I’ll offer two of my own suggestions, and would love to read yours:

Subcultures are neighbors to one another

When Jesus taught the parable of the Good Samaritan in Luke 10:25-37, he used examples of clashing subcultures to highlight how we ought to treat one another. The people who passed over the wounded traveler shared a Macro culture - language, geographic borders, similar scriptures, and ancestry - with the wounded traveler, but they belonged to different subcultures. For the people who passed by, they regarded their own micro-cultural identity and expectations as more important than their shared macro-cultural identity as ancient Israelites, and beyond that their creational identity as humans, image bearers of God. Their choice to ignore the plight of another human based on subcultural conflict leaves them as tragic examples. Jesus taught this parable in response to the question “who is my neighbor?” (Luke 10:29). Subcultures share a common overarching language, value system, and often variations of the same beliefs! Love your neighbor, love the subcultures around you....which means....

Christians! Love your fellow Christians! Not just your brothers and sisters in your same church service (the early service or the late), but also your brothers and sisters who share the same Lord but have varying secondary beliefs that are not essential to the gospel truth of Christ’s life, death, and resurrection! Presbyterian, Lutheran, Baptist, Independent, love your brothers and sisters in the faith! You are a subculture of the kingdom that Christ has built on the shoulders of those who went before, is building through you, and will continue to build long after he calls us home! We ought to be ashamed at the gossip, quarrels, and blood that has been split over our own subcultural conflicts.

Be accountable for your words

Are you inviting conflict with others through your use of language? In your discussions with others from various subcultures, are you asking questions, seeking to learn, and using your ears to listen for the distinctions AND the similarities betwixt your own subculture and a neighbor’s subculture? When we use language such as pronouns describing “them”, “those”, or “they”, we are inviting hostility as it creates an “us” vs “them” dynamic within the very words we use. Live accountable to your own words. Do not assume those around you will hold themselves accountable for their language, if you refuse to be accountable for your own.

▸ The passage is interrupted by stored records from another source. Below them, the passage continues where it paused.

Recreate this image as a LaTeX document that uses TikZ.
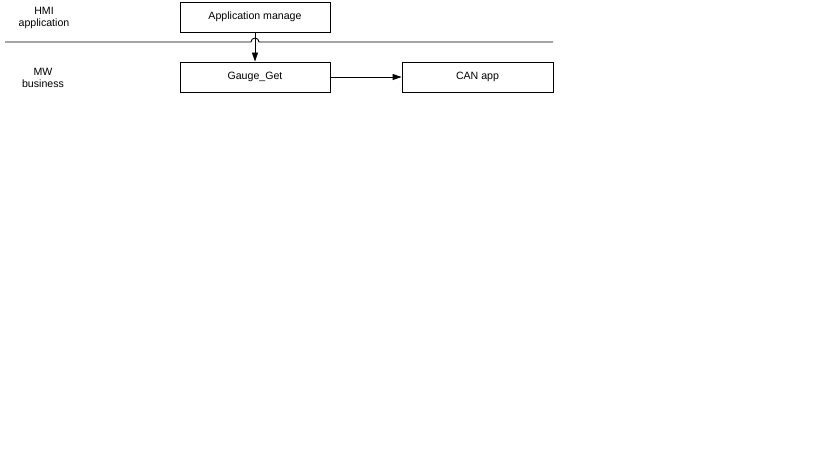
\documentclass[tikz,border=0pt]{standalone}
\usepackage{fontspec}
\setmainfont{Liberation Sans}
\usetikzlibrary{arrows.meta}
\begin{document}
\begin{tikzpicture}[x=1pt,y=-1pt,
  box/.style={draw,line width=0.9pt,minimum width=150pt,minimum height=30pt,inner sep=0pt,font=\fontsize{10.6}{12}\selectfont},
  lbl/.style={align=center,font=\fontsize{10.6}{12.5}\selectfont},
  conn/.style={line width=0.9pt,-{Triangle[length=9pt,width=6pt]}}]
\useasboundingbox (0,0) rectangle (819,460);
\node[box] (app) at (255,17) {Application manage};
\node[box] (gauge) at (255,77) {Gauge\_Get};
\node[box,minimum width=151pt] (can) at (477.5,77) {CAN app};
\node[lbl] (hmi) at (44,18) {HMI\\application};
\node[lbl] (mw) at (43,78) {MW\\business};
\coordinate (l0) at (5,42);
\coordinate (l1) at (553,42);
\draw[line width=0.9pt] (l0) -- (251,42) arc[start angle=180,end angle=360,radius=4] -- (l1);
\draw[conn] (app.south) -- (gauge.north);
\draw[conn] (gauge.east) -- (can.west);
\end{tikzpicture}
\end{document}
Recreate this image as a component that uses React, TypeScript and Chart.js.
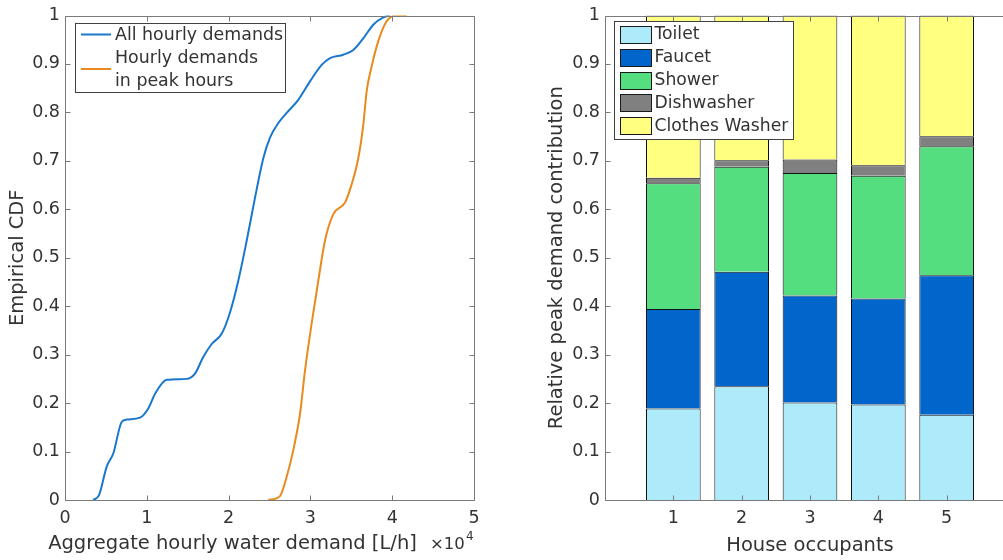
import React, { useEffect, useRef } from "react";
import { Chart, registerables } from "chart.js";

Chart.register(...registerables);

const FONT = "'DejaVu Sans', Verdana, sans-serif";
const TEXT = "#333333";
const AXIS = "#7a7a7a";
const LEGEND_EDGE = "#404040";

// ---------- Left panel: empirical CDFs (x in L/h) ----------
const allHourlyX = [3460, 4160, 5100, 5900, 6930, 7540, 9170, 10180, 11000, 12430, 14880, 15890, 16900, 17930, 19150, 20170, 21190, 22210, 23230, 24250, 25060, 26080, 27100, 28520, 29950, 31380, 32400, 34020, 35250, 36470, 37690, 38910, 39700];
const allHourlyY = [0, 0.01, 0.069, 0.096, 0.161, 0.166, 0.17, 0.189, 0.219, 0.248, 0.25, 0.261, 0.295, 0.322, 0.343, 0.387, 0.453, 0.535, 0.624, 0.706, 0.748, 0.778, 0.799, 0.826, 0.864, 0.898, 0.912, 0.919, 0.929, 0.953, 0.981, 0.996, 1.0];
const peakX = [24860, 26280, 27100, 27910, 28730, 29340, 30150, 30970, 31780, 32800, 34230, 35050, 35860, 36470, 36880, 37490, 38300, 39320, 40550, 41770];
const peakY = [0, 0.008, 0.048, 0.103, 0.178, 0.267, 0.364, 0.453, 0.535, 0.59, 0.614, 0.652, 0.706, 0.775, 0.844, 0.895, 0.947, 0.988, 1.0, 1.0];
const cdfSeriesNames = ["All hourly demands", ["Hourly demands", "in peak hours"]];

// ---------- Right panel: stacked contributions ----------
const occupants = [1, 2, 3, 4, 5];
const toilet = [0.189, 0.235, 0.201, 0.197, 0.176];
const faucet = [0.205, 0.236, 0.221, 0.219, 0.288];
const shower = [0.26, 0.217, 0.253, 0.253, 0.266];
const dishwasher = [0.011, 0.013, 0.028, 0.022, 0.021];
const clothesWasher = [0.335, 0.299, 0.297, 0.309, 0.249];
const applianceNames = ["Toilet", "Faucet", "Shower", "Dishwasher", "Clothes Washer"];
const applianceColors = ["#ADEBFB", "#0066CC", "#55DE80", "#808080", "#FFFF80"];

const BLUE = "#1A78CC";
const ORANGE = "#E98A1C";

function framePlugin(xFilter: (v: number) => boolean) {
  return {
    id: "frame",
    afterDatasetsDraw(chart: any) {
      const { ctx, chartArea: a } = chart;
      const xs = chart.scales.x;
      const ys = chart.scales.y;
      const L = Math.round(a.left) + 0.5;
      const R = Math.round(a.right) + 0.5;
      const T = Math.round(a.top) + 0.5;
      const B = Math.round(a.bottom) + 0.5;
      const tl = 5;
      ctx.save();
      ctx.strokeStyle = AXIS;
      ctx.lineWidth = 1;
      ctx.beginPath();
      ctx.moveTo(L, T);
      ctx.lineTo(R, T);
      ctx.lineTo(R, B);
      ctx.lineTo(L, B);
      ctx.closePath();
      for (const t of xs.ticks) {
        if (!xFilter(t.value)) continue;
        const px = Math.round(xs.getPixelForValue(t.value)) + 0.5;
        ctx.moveTo(px, B);
        ctx.lineTo(px, B - tl);
        ctx.moveTo(px, T);
        ctx.lineTo(px, T + tl);
      }
      for (const t of ys.ticks) {
        const py = Math.round(ys.getPixelForValue(t.value)) + 0.5;
        ctx.moveTo(L, py);
        ctx.lineTo(L + tl, py);
        ctx.moveTo(R, py);
        ctx.lineTo(R - tl, py);
      }
      ctx.stroke();
      ctx.restore();
    },
  };
}

const leftExtras = {
  id: "leftExtras",
  afterDraw(chart: any) {
    const { ctx } = chart;
    ctx.save();
    // legend
    ctx.fillStyle = "#ffffff";
    ctx.strokeStyle = LEGEND_EDGE;
    ctx.lineWidth = 1;
    ctx.fillRect(75.5, 23.5, 210, 69);
    ctx.strokeRect(75.5, 23.5, 210, 69);
    ctx.lineWidth = 2;
    ctx.strokeStyle = BLUE;
    ctx.beginPath();
    ctx.moveTo(81, 34.5);
    ctx.lineTo(111, 34.5);
    ctx.stroke();
    ctx.strokeStyle = ORANGE;
    ctx.beginPath();
    ctx.moveTo(81, 69);
    ctx.lineTo(111, 69);
    ctx.stroke();
    ctx.fillStyle = TEXT;
    ctx.font = `17.4px ${FONT}`;
    ctx.textBaseline = "middle";
    ctx.textAlign = "left";
    ctx.fillText(cdfSeriesNames[0] as string, 115, 35.5);
    const second = cdfSeriesNames[1] as string[];
    ctx.fillText(second[0], 115, 58.5);
    ctx.fillText(second[1], 115, 81);
    // x title
    ctx.font = `19.5px ${FONT}`;
    ctx.textAlign = "center";
    ctx.fillText("Aggregate hourly water demand [L/h]", 232.5, 543.5);
    // exponent
    ctx.textAlign = "left";
    ctx.font = `16.5px ${FONT}`;
    ctx.fillText("\u00d710", 430, 545);
    ctx.font = `12px ${FONT}`;
    ctx.fillText("4", 466, 537);
    ctx.restore();
  },
};

const rightExtras = {
  id: "rightExtras",
  afterDraw(chart: any) {
    const { ctx } = chart;
    ctx.save();
    ctx.fillStyle = "#ffffff";
    ctx.strokeStyle = LEGEND_EDGE;
    ctx.lineWidth = 1;
    ctx.fillRect(74.5, 21.5, 179, 118);
    ctx.strokeRect(74.5, 21.5, 179, 118);
    ctx.font = `17.2px ${FONT}`;
    ctx.textBaseline = "middle";
    ctx.textAlign = "left";
    applianceNames.forEach((name, i) => {
      const cy = 34.3 + i * 22.9;
      ctx.fillStyle = applianceColors[i];
      ctx.fillRect(80.5, Math.round(cy - 8.5) + 0.5, 31, 17);
      ctx.strokeStyle = "#1a1a1a";
      ctx.strokeRect(80.5, Math.round(cy - 8.5) + 0.5, 31, 17);
      ctx.fillStyle = TEXT;
      ctx.fillText(name, 114.5, cy + 0.5);
    });
    ctx.restore();
  },
};

const tickFont = { family: FONT, size: 17.5 };
const titleFont = { family: FONT, size: 19.5 };

function LeftChart() {
  const ref = useRef<HTMLCanvasElement | null>(null);
  useEffect(() => {
    if (!ref.current) return;
    const chart = new Chart(ref.current, {
      type: "line",
      data: {
        datasets: [
          {
            data: allHourlyX.map((x, i) => ({ x, y: allHourlyY[i] })),
            borderColor: BLUE,
            borderWidth: 2,
            pointRadius: 0,
            cubicInterpolationMode: "monotone",
          },
          {
            data: peakX.map((x, i) => ({ x, y: peakY[i] })),
            borderColor: ORANGE,
            borderWidth: 2,
            pointRadius: 0,
            cubicInterpolationMode: "monotone",
          },
        ],
      },
      options: {
        animation: false,
        responsive: false,
        layout: { padding: { top: 14, right: 46, left: 0, bottom: 0 } },
        plugins: { legend: { display: false }, tooltip: { enabled: false } },
        scales: {
          x: {
            type: "linear",
            min: 0,
            max: 50000,
            ticks: {
              stepSize: 10000,
              color: TEXT,
              font: tickFont,
              padding: 8,
              maxRotation: 0,
              callback: (v: any) => String(Number(v) / 10000),
            },
            grid: { display: false, drawTicks: false },
            border: { display: false },
            afterFit: (s: any) => {
              s.height = 60;
            },
          },
          y: {
            type: "linear",
            min: 0,
            max: 1,
            ticks: {
              stepSize: 0.1,
              color: TEXT,
              font: tickFont,
              padding: 5,
              callback: (v: any) => String(Number(Number(v).toFixed(1))),
            },
            grid: { display: false, drawTicks: false },
            border: { display: false },
            title: { display: true, text: "Empirical CDF", color: TEXT, font: titleFont, padding: { top: 6.6, bottom: 0 } },
            afterFit: (s: any) => {
              s.width = 65;
            },
          },
        },
      },
      plugins: [framePlugin(() => true), leftExtras],
    } as any);
    return () => chart.destroy();
  }, []);
  return <canvas ref={ref} width={520} height={560} style={{ position: "absolute", left: 0, top: 0, width: 520, height: 560 }} />;
}

function RightChart() {
  const ref = useRef<HTMLCanvasElement | null>(null);
  useEffect(() => {
    if (!ref.current) return;
    const series = [toilet, faucet, shower, dishwasher, clothesWasher];
    const chart = new Chart(ref.current, {
      type: "bar",
      data: {
        datasets: series.map((vals, k) => ({
          label: applianceNames[k],
          data: occupants.map((o, i) => ({ x: o, y: vals[i] })),
          backgroundColor: applianceColors[k],
          borderColor: "#111111",
          borderWidth: 1,
          borderSkipped: "start",
          barPercentage: 0.8,
          categoryPercentage: 1,
        })),
      },
      options: {
        animation: false,
        responsive: false,
        layout: { padding: { top: 14, right: 25, left: 0, bottom: 0 } },
        plugins: { legend: { display: false }, tooltip: { enabled: false } },
        scales: {
          x: {
            type: "linear",
            stacked: true,
            offset: false,
            min: 0,
            max: 6,
            ticks: {
              stepSize: 1,
              color: TEXT,
              font: tickFont,
              padding: 8,
              maxRotation: 0,
              callback: (v: any) => (occupants.includes(Number(v)) ? String(v) : ""),
            },
            grid: { display: false, drawTicks: false, offset: false },
            border: { display: false },
            title: { display: true, text: "House occupants", color: TEXT, font: titleFont, padding: { top: 0, bottom: 2.3 } },
            afterFit: (s: any) => {
              s.height = 60;
            },
          },
          y: {
            type: "linear",
            stacked: true,
            min: 0,
            max: 1,
            ticks: {
              stepSize: 0.1,
              color: TEXT,
              font: tickFont,
              padding: 5,
              callback: (v: any) => String(Number(Number(v).toFixed(1))),
            },
            grid: { display: false, drawTicks: false },
            border: { display: false },
            title: {
              display: true,
              text: "Relative peak demand contribution",
              color: TEXT,
              font: titleFont,
              padding: { top: 5, bottom: 0 },
            },
            afterFit: (s: any) => {
              s.width = 65;
            },
          },
        },
      },
      plugins: [framePlugin((v: number) => occupants.includes(v)), rightExtras],
    } as any);
    return () => chart.destroy();
  }, []);
  return <canvas ref={ref} width={500} height={560} style={{ position: "absolute", left: 540, top: 0, width: 500, height: 560 }} />;
}

export default function App() {
  return (
    <div
      style={{
        position: "fixed",
        left: 0,
        top: 0,
        width: 1003,
        height: 560,
        overflow: "hidden",
        background: "#ffffff",
      }}
    >
      <LeftChart />
      <RightChart />
    </div>
  );
}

Do you have slang or keywords for others that are in a neighborhood of cultures? Not just those vastly different from you, but also those similar but different enough to warrant distinction? Is your slang or keyword a helpful differentiating term to denote the particular unique aspects of your own subculture and others? If someone used the same slang or keyword to describe your subculture, how would you react? Would you take joy in the term, or find sorrow? A local pastor friend recently said “I’ve been called Negro, Black, and African American, I’m so confused I don’t even know what to call myself!” Rather than assigning slang, a keyword, or a name to a subculture of people who are your neighbors, start with asking “what do you go by”!



The truth is, I played terrible, I didn’t contribute to the team as much as I could have, and was still enjoying myself through the experience of playing Overwatch. The game determined this caps lock using player and I should be on the same team. We shared a culture, gaming, a subculture, PC gaming, a smaller microculture, Overwatch players, and then shared a team with mutual goals. I couldn’t control this person’s words or actions, but I could love them and my other teammates by admitting my role in the loss and wishing my teammates well in their next match.

After the game, another player who had been on the same team sent me a friend request and messaged me:

“Want to group up? I think we played well together”

Sometimes our witness is to the loud mouth “hardcore” member of our subculture. And sometimes our witness is to other fellow “filthy casuals”.